The decision to find and contact a birth parent is a difficult one for any adopted person. There are uncertainties about whether the parent will wish to have contact with the child they chose to give up and whether the interaction will be a positive or negative experience. Here are some tips for approaching a discovered birth parent.
Contact them first. Showing up on a birth parent's doorstep as a way of introducing yourself will be awkward for both of you and may make your birth parent uncomfortable. Instead, use the contact information to call or write to them. Corresponding before meeting face to face will give both of you a better sense of one another and will help you decide if you are making the right decision.
Explain your intentions. A birth parent that has not seen the child they gave up for adoption a few decades earlier may be suspicious of the motives behind the child trying to contact them. Make it clear when you contact your birth parent that you do not wish for a confrontation, you are not contacting them for money and that you are reaching out to them with the best of intentions.

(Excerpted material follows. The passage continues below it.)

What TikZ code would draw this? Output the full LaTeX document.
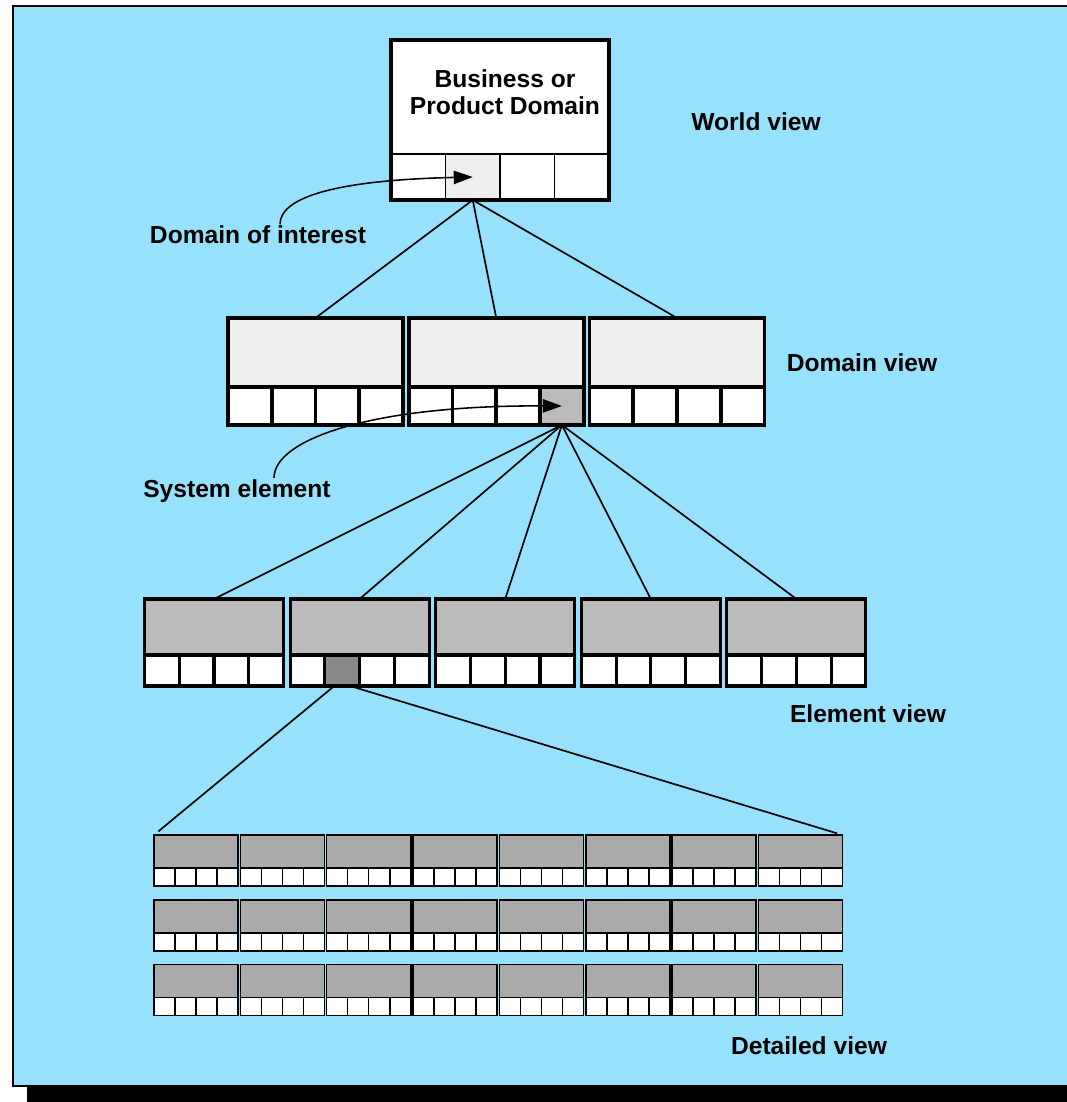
\documentclass[tikz,border=0pt]{standalone}
\usepackage{fontspec}
\setmainfont{Liberation Sans}
\usetikzlibrary{arrows.meta,positioning}

\definecolor{sky}{RGB}{150,226,252}
\definecolor{paleg}{RGB}{238,238,238}
\definecolor{midg}{RGB}{187,187,187}
\definecolor{darkg}{RGB}{136,136,136}
\definecolor{detg}{RGB}{170,170,170}

\tikzset{
  viewbox/.style={draw, inner sep=0pt, outer sep=0pt},
  cell/.style={draw, inner sep=0pt, outer sep=0pt, anchor=south west},
  lbl/.style={font=\bfseries\fontsize{17.5}{19.5}\selectfont, inner sep=1pt},
  link/.style={line width=1.2pt},
  pointer/.style={line width=1.1pt, -{Triangle[length=13.5pt,width=9.5pt]}},
}

\begin{document}
\begin{tikzpicture}[x=0.025cm, y=-0.025cm]
\useasboundingbox (0,0) rectangle (1066,1102);
% backdrop with shadow
\fill[black] (27,1086) rectangle (1080,1112);
\draw[fill=sky, line width=1.6pt] (13,6) rectangle (1080,1086);

% world view
\node[viewbox, fill=white, line width=2.8pt, minimum width=5.45cm, minimum height=4cm] (world) at (500,120) {};
\foreach \k/\f in {1/white,2/paleg,3/white,4/white}
  \node[cell, fill=\f, line width=1.2pt, minimum width=1.3625cm, minimum height=1.15cm]
    (w\k) at ([xshift={(\k-1)*1.3625cm}]world.south west) {};
\draw[line width=2.8pt] (world.north west) rectangle (world.south east);
\node[lbl, align=center] (bizname) at (505,92) {Business or\\Product Domain};
\node[lbl] (worldlbl) at (756,122) {World view};

% domain view
\foreach \i/\x/\fa/\fb/\fc/\fd in {1/315.5/white/white/white/white,
    2/496.25/white/white/white/midg, 3/677/white/white/white/white}{
  \node[viewbox, fill=paleg, line width=2.6pt, minimum width=4.375cm, minimum height=2.675cm]
    (dom\i) at (\x,371.5) {};
  \foreach \k/\f in {1/\fa,2/\fb,3/\fc,4/\fd}
    \node[cell, fill=\f, line width=2.6pt, minimum width=1.09375cm, minimum height=0.95cm]
      (dom\i-\k) at ([xshift={(\k-1)*1.09375cm}]dom\i.south west) {};
}
\node[lbl] (domlbl) at (862,363) {Domain view};

% element view
\foreach \i/\fa/\fb in {1/white/white, 2/white/darkg, 3/white/white, 4/white/white, 5/white/white}{
  \node[viewbox, fill=midg, line width=2.2pt, minimum width=3.475cm, minimum height=2.175cm]
    (el\i) at ({214+145.6*(\i-1)},642.5) {};
  \foreach \k/\f in {1/\fa,2/\fb,3/white,4/white}
    \node[cell, fill=\f, line width=2.2pt, minimum width=0.86875cm, minimum height=0.775cm]
      (el\i-\k) at ([xshift={(\k-1)*0.86875cm}]el\i.south west) {};
}
\node[lbl] (ellbl) at (868,714) {Element view};

% detailed view
\foreach \r in {1,2,3}
  \foreach \c in {1,...,8}{
    \node[viewbox, fill=detg, line width=1.1pt, minimum width=2.1cm, minimum height=1.275cm]
      (det\r-\c) at ({196+86.36*(\c-1)},{860.5+64.75*(\r-1)}) {};
    \foreach \k in {1,...,4}
      \node[cell, fill=white, line width=1.1pt, minimum width=0.525cm, minimum height=0.45cm]
        (det\r-\c-\k) at ([xshift={(\k-1)*0.525cm}]det\r-\c.south west) {};
  }
\node[lbl] (detlbl) at (809,1046) {Detailed view};

% tree links
\foreach \i in {1,2,3}
  \draw[link] (w2.south) -- (dom\i.north);
\foreach \i in {1,...,5}
  \draw[link] (dom2-4.south) -- (el\i.north);
\draw[link, shorten >=4pt] ([xshift=-0.2cm]el2-2.south) -- (det1-1.north west);
\draw[link, shorten >=4pt] ([xshift=0.2cm]el2-2.south) -- (det1-8.north east);

% pointers
\node[lbl] (interest) at (258,235) {Domain of interest};
\draw[pointer] ([xshift=0.55cm]interest.north) .. controls +(0,-28) and +(-133,3) .. (w2.center);
\node[lbl] (sysel) at (237,491) {System element};
\draw[pointer] ([xshift=0.925cm]sysel.north) .. controls +(0,-38) and +(-192,-1) .. (dom2-4.center);
\end{tikzpicture}
\end{document}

Meet in a public place. You may not know anything about your birth parent except that they gave you life. Considering that this person is essentially a stranger, it is a good idea to take precautions that you would take when meeting anyone for the first time. Set up your meeting in a public place such as a restaurant, coffee shop or park. Having a public meeting will also help both of you stay relaxed.
Consider their feelings. Your birth parent had reasons for giving you up for adoption. Whether you agree with the decision or not, it is important to remember that they thought it was what was best for you at the time. Remember this when approaching them. They may be experiencing feelings of guilt or regret over giving you up and this may cause them to be hesitant about meeting you when you approach them.
Take it slow. You cannot expect to have an instant relationship with your discovered birth parent after approaching them. Not only is this an unrealistic expectation, but you may find that it is also not the best thing for either of you. Approaching your birth parent will be a discovery for both of you and getting to know one another will be a gradual process.